=== Goal ===
Give every line from the entries that contains "this".

=== Task input ===
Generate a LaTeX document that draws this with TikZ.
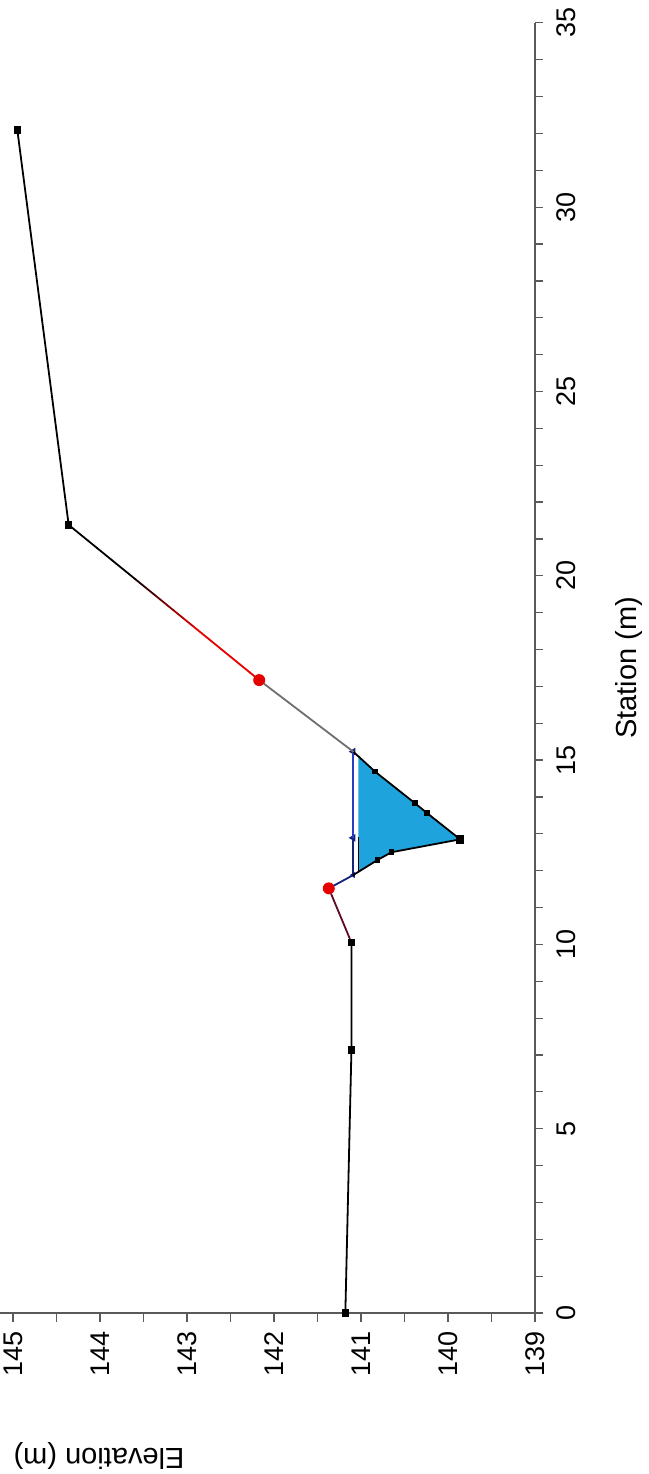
\documentclass[tikz,border=0pt]{standalone}
\usepackage{fontspec}
\setmainfont{Liberation Sans}
\usepackage{tikz}
\usetikzlibrary{shapes.geometric,calc}
\definecolor{axisgray}{HTML}{5A5A5A}
\definecolor{waterfill}{HTML}{1FA3DC}
\definecolor{wsblue}{HTML}{2B3CC4}
\definecolor{navy}{HTML}{16237A}
\definecolor{bankred}{HTML}{E60000}
\definecolor{maroon}{HTML}{5E0B26}
\definecolor{slopegray}{HTML}{6E6E6E}
\tikzset{
  axisline/.style={draw=axisgray, line width=1.4pt},
  tickmark/.style={draw=axisgray, line width=1.2pt},
  ticklabel/.style={font=\fontsize{27}{30}\selectfont, rotate=90, inner sep=0pt},
  axistitle/.style={font=\fontsize{29}{32}\selectfont, inner sep=0pt},
  ground/.style={line width=1.8pt, line cap=round},
  sqmark/.style={rectangle, fill=black, minimum size=7.5pt, inner sep=0pt},
  smallsq/.style={sqmark, minimum size=5.5pt},
  bankpt/.style={circle, fill=bankred, minimum size=12pt, inner sep=0pt},
  wsmark/.style={regular polygon, regular polygon sides=3, shape border rotate=90, fill=navy, minimum size=9pt, inner sep=0pt}
}

\begin{document}
\begin{tikzpicture}
  \useasboundingbox (0pt,0pt) rectangle (648pt,1474pt);
  % station runs upward, elevation (minus 139) runs to the left
  \begin{scope}[shift={(535pt,161pt)}, x={(0pt,36.86pt)}, y={(-87pt,0pt)}]
    % axes
    \draw[axisline] (0,0) -- (35,0);
    \draw[axisline] (0,6.15) -- (0,0);
    \foreach \s in {0,...,35}
      \draw[tickmark] (\s,0) -- ++(8pt,0pt);
    \foreach \d in {0,0.5,...,6}
      \draw[tickmark] (0,\d) -- ++(0pt,-9pt);
    \foreach \s in {0,5,...,35}
      \node[ticklabel] (st\s) at ([xshift=31pt]\s,0) {\s};
    \foreach \e [count=\i from 0] in {139,...,145}
      \node[ticklabel] (el\e) at ([yshift=-41pt]0,\i) {\e};

    % water
    \coordinate (f1) at (11.97,2.03);
    \coordinate (f2) at (12.90,2.03);
    \coordinate (f3) at (15.14,2.03);
    \fill[waterfill] (f1) -- (12.29,1.81) -- (12.50,1.65) -- (12.85,0.86)
      -- (13.56,1.24) -- (13.83,1.38) -- (14.69,1.84) -- (f3) -- cycle;

    % survey points
    \node[sqmark] (p0) at (0,2.18) {};
    \node[sqmark] (p1) at (7.13,2.11) {};
    \node[sqmark] (p2) at (10.05,2.11) {};
    \node[bankpt] (r1) at (11.52,2.37) {};
    \node[wsmark, minimum size=7pt] (w1) at (11.88,2.09) {};
    \node[smallsq] (c1) at (12.29,1.81) {};
    \node[smallsq] (c2) at (12.50,1.65) {};
    \node[sqmark, minimum size=8.5pt] (bot) at (12.85,0.86) {};
    \node[smallsq] (c3) at (13.56,1.24) {};
    \node[smallsq] (c4) at (13.83,1.38) {};
    \node[smallsq] (c5) at (14.69,1.84) {};
    \node[wsmark] (wm) at (12.89,2.09) {};
    \node[wsmark] (w2) at (15.23,2.09) {};
    \node[bankpt] (r2) at (17.17,3.17) {};
    \node[sqmark] (p3) at (21.38,5.36) {};
    \node[sqmark] (p4) at (32.09,5.95) {};

    % water surface
    \draw[line width=1.6pt, wsblue] (w1.center) -- (w2.center);
    \draw[line width=1.6pt, navy] (w1.center) -- (wm.center);
    \draw[line width=1.4pt] (f1) -- (f2);

    % ground profile
    \draw[ground] (p0) -- (p1) -- (p2);
    \draw[ground, maroon] (p2) -- (r1);
    \draw[ground, navy] (r1) -- (w1.center);
    \draw[ground] (w1.center) -- (c1.center) -- (c2.center) -- (bot.center)
      -- (c3.center) -- (c4.center) -- (c5.center) -- (w2.center);
    \draw[ground, slopegray] (w2.center) -- (r2);
    \foreach \k in {0,...,19} {
      \pgfmathsetmacro{\ta}{\k/20}
      \pgfmathsetmacro{\tb}{(\k+1)/20}
      \pgfmathsetmacro{\redpct}{max(0,min(100,(0.65-\ta)/0.35*100))}
      \draw[ground, draw=bankred!\redpct!black] ($(r2)!\ta!(p3)$) -- ($(r2)!\tb!(p3)$);
    }
    \draw[ground] (p3) -- (p4);
  \end{scope}

  % axis titles
  \node[axistitle, rotate=90] (sttitle) at (629pt,806pt) {Station (m)};
  \node[axistitle, rotate=180] (eltitle) at (99pt,18pt) {Elevation (m)};
\end{tikzpicture}
\end{document}
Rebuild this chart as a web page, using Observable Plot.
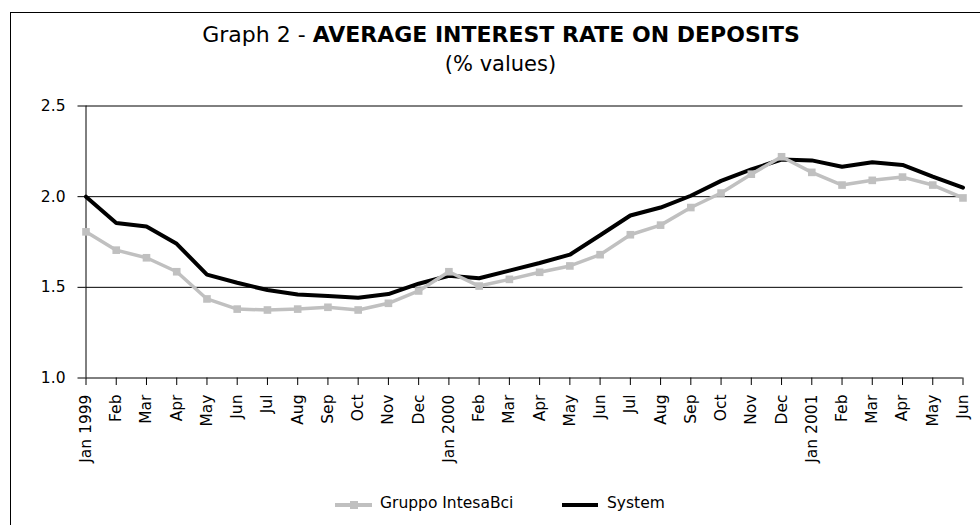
<!DOCTYPE html>
<html>
<head>
<meta charset="utf-8">
<script src="https://cdn.jsdelivr.net/npm/d3@7"></script>
<script src="https://cdn.jsdelivr.net/npm/@observablehq/plot@0.6"></script>
<style>
  html, body { margin: 0; padding: 0; background: #fff; width: 980px; height: 525px; overflow: hidden; }
  body { position: relative; font-family: "DejaVu Sans", sans-serif; color: #000; }
  .frame { position: absolute; left: 10px; top: 12px; width: 1000px; height: 600px; border: 1px solid #000; box-sizing: border-box; }
  .title { position: absolute; left: 0; width: 1002px; text-align: center; top: 24.4px; font-size: 22px; line-height: 22px; white-space: nowrap; }
  .subtitle { position: absolute; left: 0; width: 1001px; text-align: center; top: 53.9px; font-size: 21px; line-height: 21px; white-space: nowrap; }
  #chart { position: absolute; left: 0; top: 90px; }
  .leg { position: absolute; font-size: 15.5px; line-height: 15.5px; top: 496.2px; white-space: nowrap; }
  .legsw { position: absolute; top: 498px; }
</style>
</head>
<body>
<div class="frame"></div>
<div class="title">Graph 2 - <b>AVERAGE INTEREST RATE ON DEPOSITS</b></div>
<div class="subtitle">(% values)</div>
<div id="chart"></div>
<svg class="legsw" style="left:333px" width="42" height="14"><line x1="2" x2="39" y1="7" y2="7" stroke="#c0c0c0" stroke-width="4"/><rect x="17" y="3" width="8" height="8" fill="#c0c0c0"/></svg>
<div class="leg" style="left:380px">Gruppo IntesaBci</div>
<svg class="legsw" style="left:560px" width="42" height="14"><line x1="2" x2="38" y1="7" y2="7" stroke="#000" stroke-width="4"/></svg>
<div class="leg" style="left:607px">System</div>
<script>
const monthLabels = ["Jan 1999","Feb","Mar","Apr","May","Jun","Jul","Aug","Sep","Oct","Nov","Dec",
  "Jan 2000","Feb","Mar","Apr","May","Jun","Jul","Aug","Sep","Oct","Nov","Dec",
  "Jan 2001","Feb","Mar","Apr","May","Jun"];
const gruppoValues = [1.806,1.705,1.663,1.586,1.436,1.380,1.375,1.380,1.390,1.375,1.412,1.480,
  1.586,1.507,1.544,1.583,1.618,1.680,1.790,1.843,1.940,2.020,2.124,2.220,
  2.134,2.064,2.090,2.108,2.064,1.993];
const systemValues = [2.000,1.855,1.835,1.740,1.570,1.525,1.485,1.460,1.452,1.443,1.463,1.520,
  1.564,1.550,1.592,1.634,1.680,1.787,1.896,1.940,2.005,2.087,2.150,2.205,
  2.200,2.165,2.190,2.175,2.110,2.050];
const yTicks = [1.0, 1.5, 2.0, 2.5];
const gridValues = [1.5, 2.0, 2.5];

const idx = monthLabels.map((_, i) => i);
const gruppo = idx.map(i => ({i, v: gruppoValues[i]}));
const system = idx.map(i => ({i, v: systemValues[i]}));

const chart = Plot.plot({
  width: 980,
  height: 388,
  marginLeft: 85.5,
  marginRight: 17.5,
  marginTop: 15.5,
  marginBottom: 100.5,
  style: {fontFamily: "DejaVu Sans, sans-serif", fontSize: "15.5px", background: "transparent", color: "#000", overflow: "visible"},
  x: {type: "linear", domain: [0, monthLabels.length - 1]},
  y: {domain: [1.0, 2.5]},
  marks: [
    Plot.ruleY(gridValues, {stroke: "#000", strokeWidth: 1}),
    Plot.ruleY([1.0], {stroke: "#000", strokeWidth: 1}),
    Plot.ruleX([0], {y1: 1.0, y2: 2.5, stroke: "#000", strokeWidth: 1}),
    Plot.axisY({ticks: yTicks, tickFormat: d3.format(".1f"), tickSize: 8, tickPadding: 12.5, label: null, fontSize: 15.5}),
    Plot.axisX({ticks: idx, tickFormat: i => monthLabels[i], tickRotate: -90, tickSize: 7.5, tickPadding: 9, label: null, fontSize: 15.5}),
    Plot.line(system, {x: "i", y: "v", stroke: "#000", strokeWidth: 4, strokeLinejoin: "miter"}),
    Plot.line(gruppo, {x: "i", y: "v", stroke: "#c0c0c0", strokeWidth: 3.5, strokeLinejoin: "miter"}),
    Plot.dot(gruppo, {x: "i", y: "v", symbol: "square", r: 4.3, fill: "#c0c0c0", stroke: "none"})
  ]
});
document.getElementById("chart").appendChild(chart);
</script>
</body>
</html>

=== Full response ===
Generate a LaTeX document that draws this with TikZ.
Rebuild this chart as a web page, using Observable Plot.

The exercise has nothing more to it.